Bonuses:  Here‘s a nice profile of Ms. Pearlman from Hadassah Magazine.  Ooh, and here‘s an interview Ms. Pearlman did with The Millions.  (She offers some wonderful thoughts about the importance of short fiction.)

Element of Craft We’re Stealing: Point of View

Discussion:
Even though Caldicott Academy is a prestigious day school for girls, there’s a lot of complicated adult passion lurking beneath the surface.  Alice Toomey is the headmistress; she’s having an affair with Dr. Knapp, the professor of anatomy.  Dr. Knapp’s daughter, Emily, has an eating disorder and is infatuated with insects.  The Caldicott campus is also home to a ravine that is forbidden to students because of “the suicide [that] had occurred a century earlier.”  Ms. Pearlman’s story meditates on the characters’ infatuations (sex and the female body and insects) before the threads of the story are united in the climactic scene.  Dr. Knapp is sneaking back home after a special moment with Alice.  Emily has climbed down the ravine and is watching her father behave “like a boy.”  A brief epilogue sums up what happens to the characters and restates what may be the story’s primary theme: “Caldicott’s most important rules, even if they weren’t written down, were tolerance and discretion.”

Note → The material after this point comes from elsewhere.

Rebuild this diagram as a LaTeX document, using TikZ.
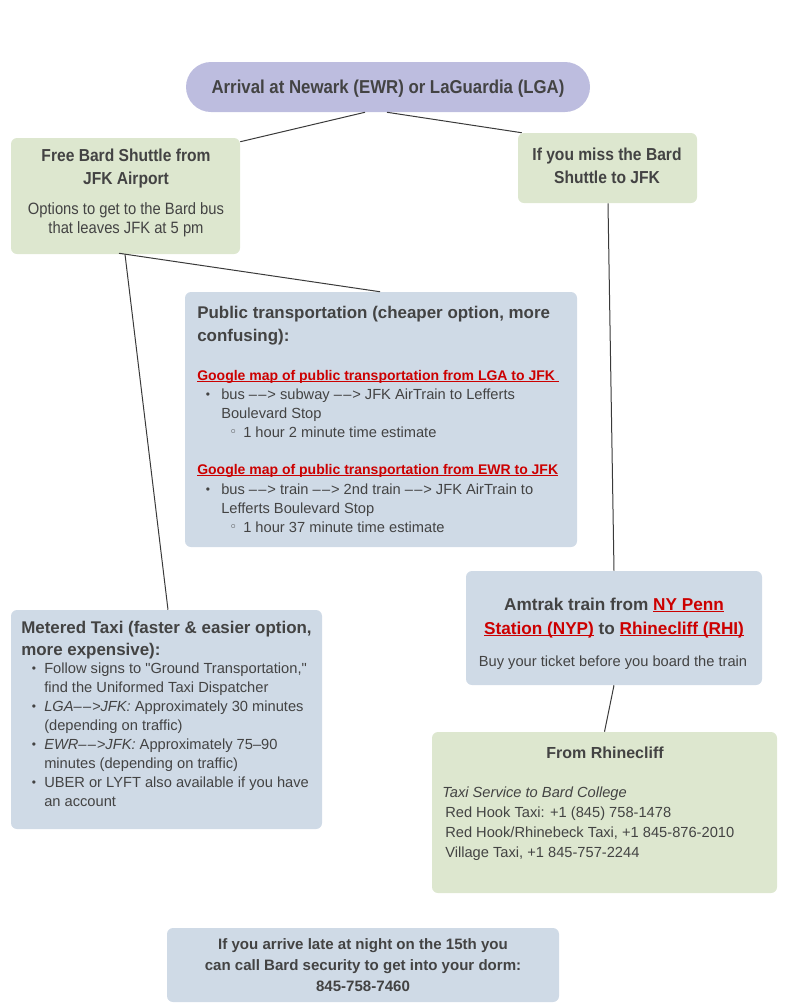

Ms. Pearlman’s story makes particularly interesting use of the third person omniscient point of view.  The narrator has access to the consciousnesses of each of the characters; there are positives and negatives inherent in the choice.  Ms. Pearlman, of course, uses the third person omniscient to get all of the story’s issues and conflicts into play very quickly.  Because the narrator has full access to everyone, it can simply plant all the seeds it desires.  Once the field has been seeded, of course, the writer is able to nurture the plants that have taken root.

The point of view that Ms. Pearlman chose allowed her to make the most impressive move in the story.  The penultimate section of the story details Dr. Knapp’s “walk of shame.” The three primary characters are involved, either as spectators or as participants.  The third person omniscient acts like a hovering camera.  First, Emily sees her father and thinks about what the man’s actions mean.  She compares him, of course, to an insect.  Then the narrator magically slides to Alice’s point of view; we understand why she begins crawling toward Emily and how her attitude toward the girl has changed.  Finally, the camera slides to Richard’s perspective.  Two of the women in his life are in danger and resemble insects in different ways.  The climax of “Honeydew” means more because Ms. Pearlman offers us a great deal of access to the characters during the climax and does so at a crucial time.

What Should We Steal?

  • Plant the seeds of your conflict early and close together.   The third-person omniscient makes it easy for you to get your drama started and to establish your primary thematic imagery.
  • Imagine the narrator is a kind of camera that must follow rules dictated by the point of view.  The third person omniscient narrator can go anywhere and do anything…take advantage of this quality.